The heart must become a burial ground,

Pride, selfishness, and desire all broken into dust,

Then and then alone will the Mother dance there!”

“I love terror for its own sake,” he went on, “despair for its own sake, misery for its own sake. Fight always. Fight and fight on, though always in defeat. That’s the ideal. That’s the ideal.”

“The totality of all souls, not the human alone,” he said once, “is the Personal God. The will of the Totality nothing can resist. It is what we know as Law. And this is what we mean by Siva and Kali, and so on.”

Some of the most beautiful scenes in the world have been made for me more beautiful, by listening, in their midst, to these long soliloquies.

It was dark when we approached Sicily, and against the sunset sky, Etna was in slight eruption. As we entered the straits of Messina, the moon rose, and I walked up and down the deck beside the Swami, while he dwelt on the fact that beauty is not external, but already in the mind. On one side frowned the dark crags of the Italian coast, on the other, the island was touched with silver light. “Messina must thank me!” he said, “It is I who give her all her beauty!”

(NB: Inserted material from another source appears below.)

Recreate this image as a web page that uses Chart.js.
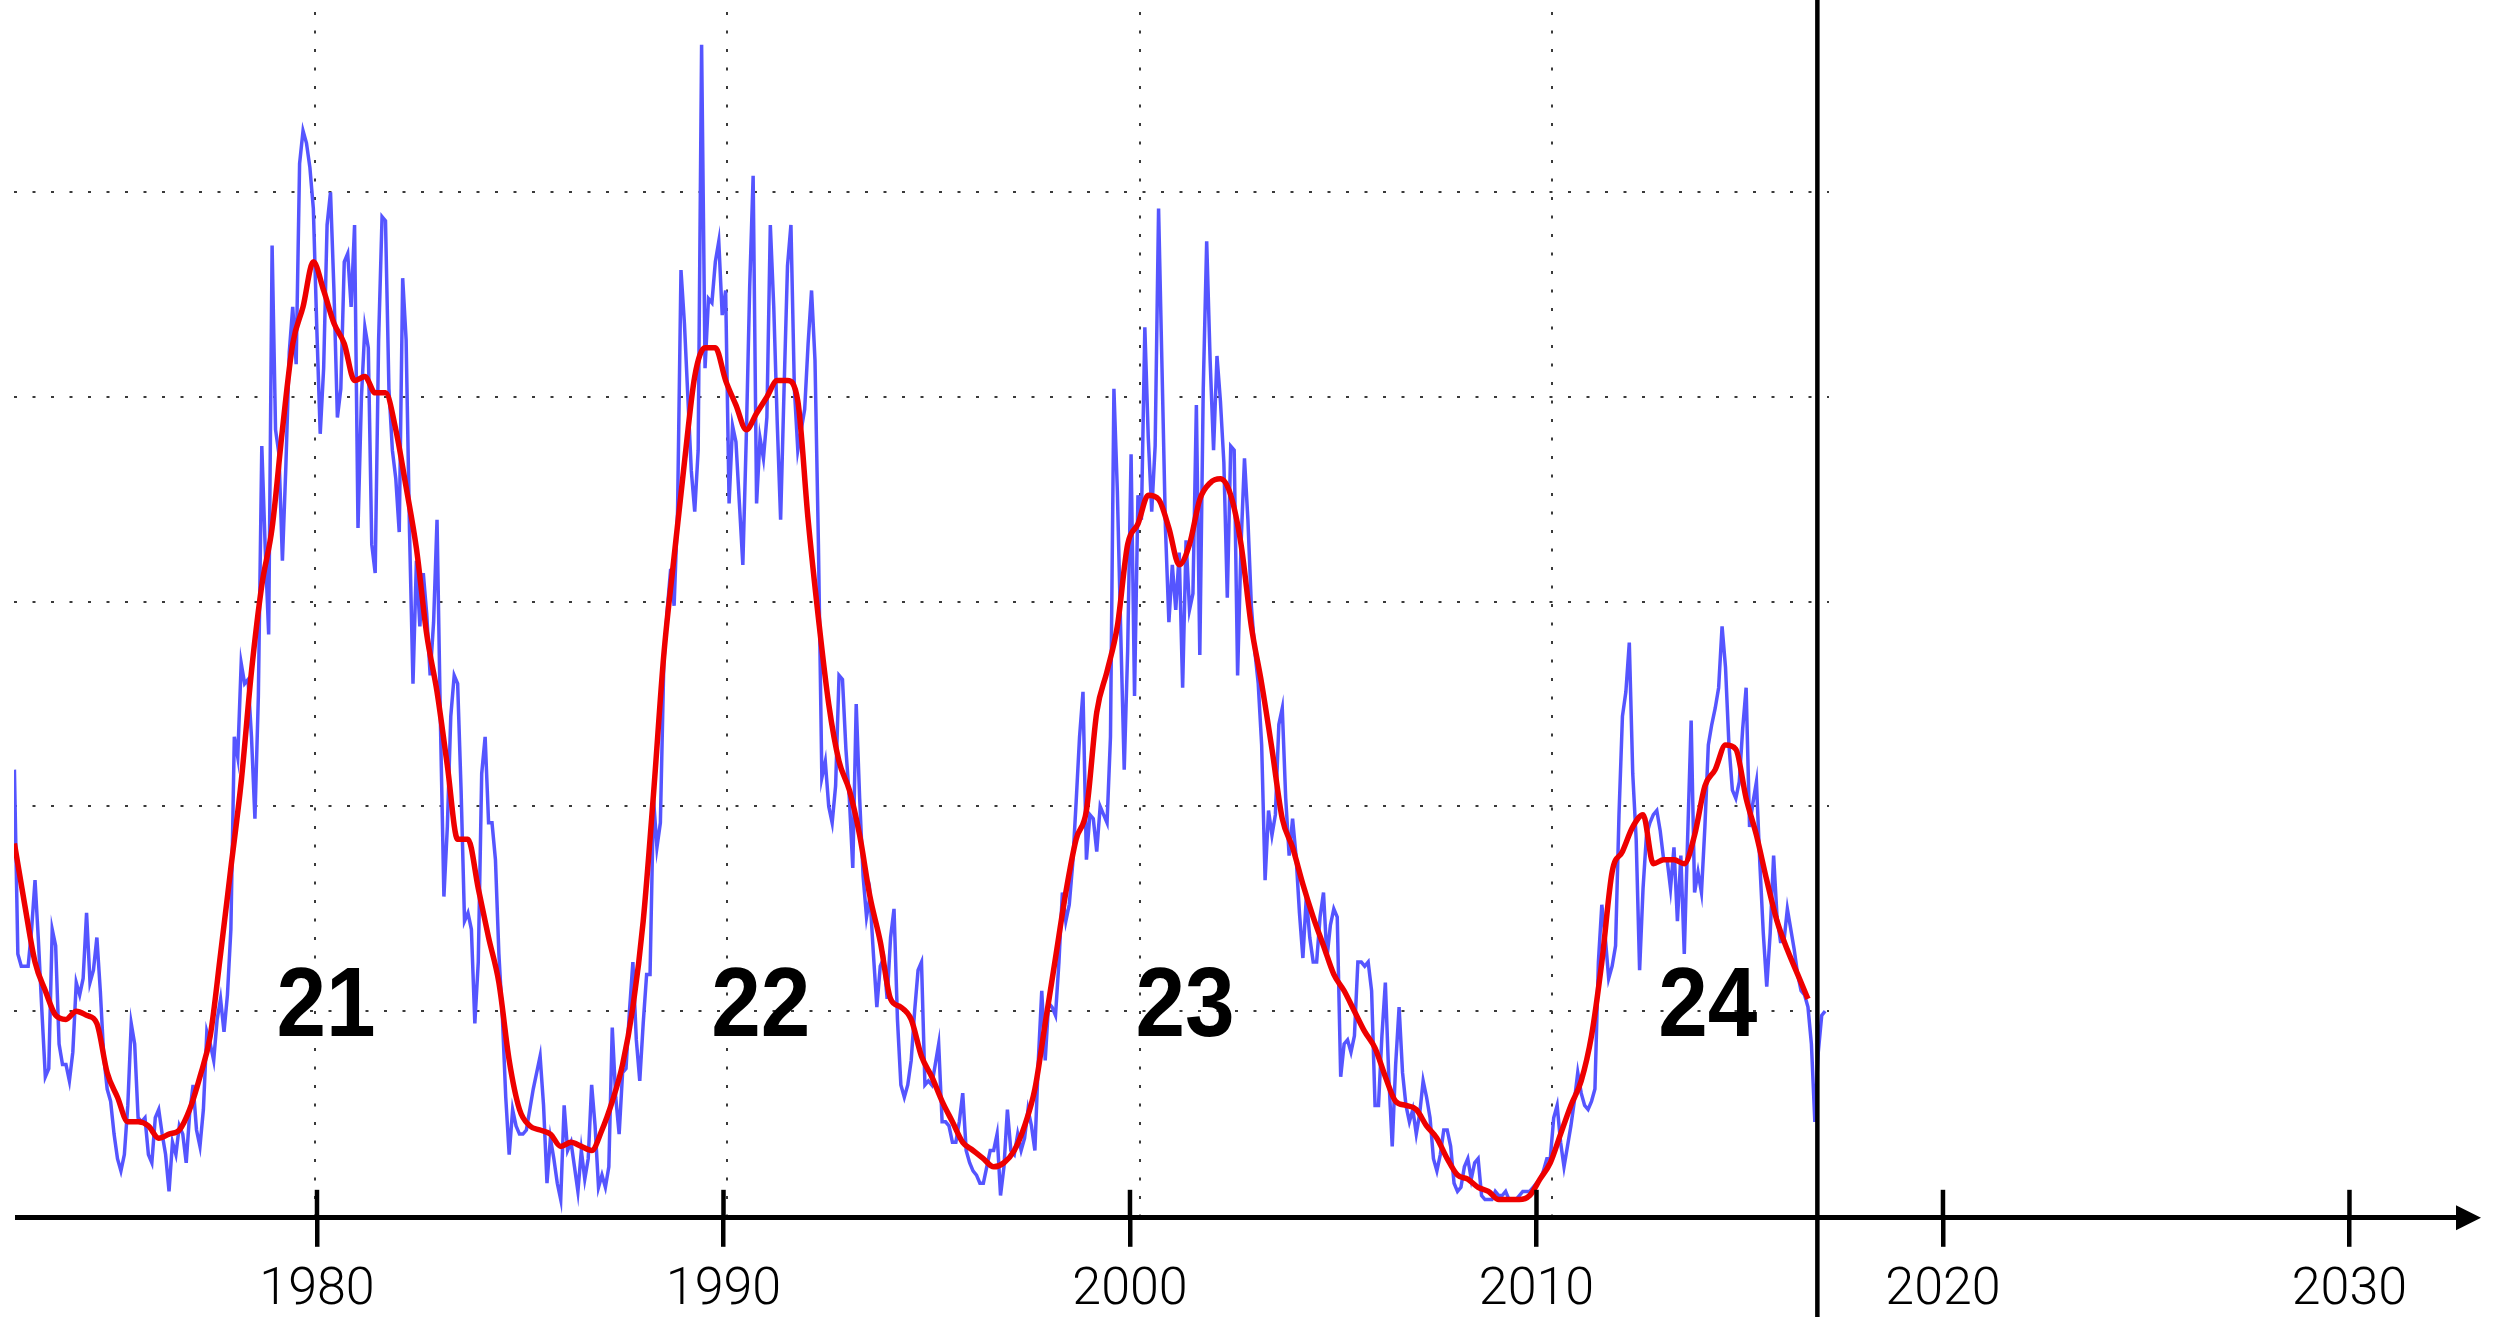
<!DOCTYPE html>
<html>
<head>
<meta charset="utf-8">
<script src="https://cdn.jsdelivr.net/npm/chart.js@4.4.0/dist/chart.umd.min.js"></script>
<style>
  html, body { margin: 0; padding: 0; background: #fff; }
  body { width: 2506px; height: 1317px; position: relative; overflow: hidden; }
  #plotBox { position: absolute; left: 0; top: 0; width: 1829px; height: 1216px; }
  /* taller than the window so the axis lands where the labels need it */
  #axisBox { position: absolute; left: 0; top: 0; width: 2506px; height: 1336px; }
</style>
</head>
<body>
<div id="plotBox"><canvas id="sunspots"></canvas></div>
<div id="axisBox"><canvas id="timeline"></canvas></div>
<script>
// monthly mean sunspot number, one value per month from Sep 1972
const monthlyStart = 1972.71
const monthlySunspots = [
  109,64,61,61,61,70,82,67,50,34,36,70,
  66,42,37,37,33,40,57,54,58,74,57,60,
  68,55,39,31,28,20,14,11,15,27,47,42,
  24,23,24,15,13,24,26,20,15,6,18,15,
  22,20,13,25,32,21,17,26,45,42,38,48,
  53,45,54,70,117,112,135,130,131,117,97,127,
  188,163,142,237,192,186,160,183,211,222,208,257,
  265,262,256,246,217,191,207,242,250,226,195,202,
  233,235,222,242,168,200,217,212,164,157,214,244,
  243,202,187,180,167,229,214,167,130,160,144,157,
  147,132,145,170,120,78,95,122,132,130,104,72,
  74,70,47,62,108,117,96,96,87,64,49,29,
  15,26,22,20,20,21,26,31,35,39,27,8,
  19,14,8,4,27,16,18,12,6,16,9,14,
  32,22,7,10,7,12,46,29,20,35,36,50,
  62,43,33,47,59,59,102,90,96,135,148,158,
  149,172,231,218,200,182,172,187,286,207,224,223,
  233,238,220,226,174,193,189,174,159,190,227,254,
  174,190,185,195,242,222,194,170,202,232,242,202,
  187,192,197,213,226,209,164,107,111,100,96,105,
  132,131,114,102,85,125,102,83,73,78,64,51,
  61,63,53,68,75,48,32,29,32,38,50,60,
  62,32,33,32,37,42,23,23,22,18,18,23,
  30,16,13,11,10,8,8,12,16,16,20,5,
  12,26,16,15,20,16,19,26,22,16,38,55,
  38,52,51,49,62,79,72,76,86,101,117,128,
  87,98,97,89,100,98,96,117,202,177,142,109,
  138,186,127,176,170,217,190,172,188,246,207,168,
  145,159,148,162,129,165,148,152,198,137,202,238,
  209,187,210,199,184,151,188,187,132,164,185,170,
  149,138,130,115,82,99,93,98,120,124,102,88,
  97,88,74,63,78,68,62,62,73,79,63,71,
  75,73,34,42,43,40,44,62,62,61,62,55,
  27,27,44,57,34,17,37,51,35,27,23,26,
  20,25,33,29,24,14,11,15,21,21,17,8,
  6,7,12,14,9,13,14,5,4,4,4,6,
  5,5,6,4,4,4,5,6,6,6,7,8,
  9,11,14,14,24,27,18,12,17,22,28,35,
  30,27,26,28,31,62,76,68,58,61,66,98,
  122,128,140,108,92,60,80,93,96,98,99,94,
  87,87,80,90,72,88,64,93,121,79,84,79,
  95,115,120,124,129,144,134,115,104,102,106,119,
  129,95,101,106,86,69,56,69,88,73,67,67,
  75,70,65,59,55,54,51,42,23,40,49,50
]

// 13-month smoothed sunspot number, one value every 3 months from Sep 1972
const smoothedStart = 1972.71
const smoothedSunspots = [
  91,76,62,55,49,48,50,49,47,35,
  29,23,23,22,19,20,21,26,34,44,
  64,85,106,133,154,168,192,213,222,233,
  226,218,213,204,205,201,201,192,178,163,
  142,128,110,92,92,80,68,57,38,26,
  22,21,20,17,18,17,16,21,28,37,
  51,72,103,137,161,184,205,212,212,204,
  198,192,196,200,204,204,199,170,146,125,
  111,104,93,78,67,53,51,48,39,34,
  28,23,18,16,14,12,13,16,22,31,
  47,63,79,92,99,123,133,144,164,169,
  176,175,168,159,164,175,179,180,176,164,
  144,130,114,97,90,81,73,66,59,55,
  50,45,41,34,28,27,26,22,19,14,
  10,9,7,6,4,4,4,5,9,13,
  20,27,33,44,62,84,89,95,98,86,
  87,87,86,93,105,109,115,114,102,93,
  82,72,65,59,53
]

const gridYears = [1980, 1990, 2000, 2010]
const gridValues = [50, 100, 150, 200, 250]

const cycleNames = ["21", "22", "23", "24"]
const cycleYears = [1980.27, 1990.81, 2001.1, 2013.78]
const cycleLabelValue = 44

const axisYears = [1980, 1990, 2000, 2010, 2020, 2030]
const nowYear = 2016.91

function toPoints(start, step, values){
  return values.map((v, i) => ({x: start + i * step, y: v}))
}

const cycleLabels = {
  id: "cycleLabels",
  afterDatasetsDraw(chart){
    const {ctx, scales: {x, y}} = chart
    ctx.save()
    ctx.fillStyle = "#000"
    ctx.font = "bold 99px 'Liberation Sans', Arial, sans-serif"
    ctx.textAlign = "center"
    ctx.textBaseline = "alphabetic"
    cycleNames.forEach((name, i) => {
      ctx.save()
      ctx.translate(x.getPixelForValue(cycleYears[i]), y.getPixelForValue(cycleLabelValue))
      ctx.scale(0.9, 1)
      ctx.fillText(name, 0, 0)
      ctx.restore()
    })
    ctx.restore()
  }
}

new Chart("sunspots", {
  type: "line",
  data: {
    datasets: [
      {
        label: "smoothed",
        data: toPoints(smoothedStart, 0.25, smoothedSunspots),
        borderColor: "#ee0000",
        borderWidth: 5.5,
        pointRadius: 0,
        cubicInterpolationMode: "monotone"
      },
      {
        label: "monthly",
        data: toPoints(monthlyStart, 1 / 12, monthlySunspots),
        borderColor: "#5555ff",
        borderWidth: 3.5,
        pointRadius: 0,
        tension: 0
      }
    ]
  },
  options: {
    responsive: true,
    maintainAspectRatio: false,
    animation: false,
    layout: {padding: {left: 14, top: 12, right: 0, bottom: 0}},
    plugins: {legend: {display: false}, tooltip: {enabled: false}},
    scales: {
      x: {
        type: "linear",
        min: 1972.70,
        max: 2016.72,
        afterBuildTicks: axis => { axis.ticks = gridYears.map(v => ({value: v})) },
        ticks: {display: false},
        grid: {color: "#3a3a3a", lineWidth: 2, drawTicks: false},
        border: {display: false, dash: [3, 15.5]}
      },
      y: {
        min: 0,
        max: 294,
        afterBuildTicks: axis => { axis.ticks = gridValues.map(v => ({value: v})) },
        ticks: {display: false},
        grid: {color: "#3a3a3a", lineWidth: 2, drawTicks: false},
        border: {display: false, dash: [3, 15.5]}
      }
    }
  },
  plugins: [cycleLabels]
})

const timelineMarks = {
  id: "timelineMarks",
  afterDraw(chart){
    const {ctx, chartArea, scales: {x}} = chart
    const axisY = chartArea.bottom
    ctx.save()
    ctx.strokeStyle = "#000"
    ctx.fillStyle = "#000"
    ctx.lineWidth = 4.5
    // upper half of each tick mark, crossing the axis line
    x.ticks.forEach(t => {
      const px = x.getPixelForValue(t.value)
      ctx.beginPath()
      ctx.moveTo(px, axisY - 28)
      ctx.lineTo(px, axisY)
      ctx.stroke()
    })
    // "today" line
    const nowX = x.getPixelForValue(nowYear)
    ctx.beginPath()
    ctx.moveTo(nowX, 0)
    ctx.lineTo(nowX, chart.height)
    ctx.stroke()
    // arrow head at the end of the time axis
    ctx.beginPath()
    ctx.moveTo(chartArea.right - 2, axisY - 12.5)
    ctx.lineTo(chartArea.right + 23, axisY)
    ctx.lineTo(chartArea.right - 2, axisY + 12.5)
    ctx.closePath()
    ctx.fill()
    ctx.restore()
  }
}

new Chart("timeline", {
  type: "scatter",
  data: {datasets: []},
  options: {
    responsive: true,
    maintainAspectRatio: false,
    animation: false,
    layout: {padding: {left: 17, right: 48, top: 0, bottom: 0}},
    plugins: {legend: {display: false}, tooltip: {enabled: false}},
    scales: {
      x: {
        type: "linear",
        position: "bottom",
        min: 1972.62,
        max: 2032.67,
        afterBuildTicks: axis => { axis.ticks = axisYears.map(v => ({value: v})) },
        ticks: {
          color: "#000",
          padding: 16,
          maxRotation: 0,
          autoSkip: false,
          font: {family: "Roboto, 'Liberation Sans', sans-serif", size: 52, weight: "300", lineHeight: 1.1},
          callback: v => String(v)
        },
        grid: {color: "#000", lineWidth: 4.5, drawOnChartArea: false, drawTicks: true, tickLength: 29},
        border: {display: true, color: "#000", width: 5}
      },
      y: {display: false, min: 0, max: 1}
    }
  },
  plugins: [timelineMarks]
})
</script>
</body>
</html>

Then he talked of the fever of longing to reach God, that had wakened in him as a boy, and of how he would begin repeating a text before sunrise, and remain all day repeating it, without stirring. He was trying here to explain the idea of tapasya, in answer to my questions, and he spoke of the old way of lighting four fires, and sitting in the midst, hour after hour, with the sun over-head, reining in the mind. “Worship the terrible!” he ended, “Worship Death! All else is vain. All struggle is vain. That is the last lesson. Yet this is not the coward’s love of death, not the love of the weak, or the suicide. It is the welcome of the strong man, who has sounded everything to its depths, and knows that there is no alternative.”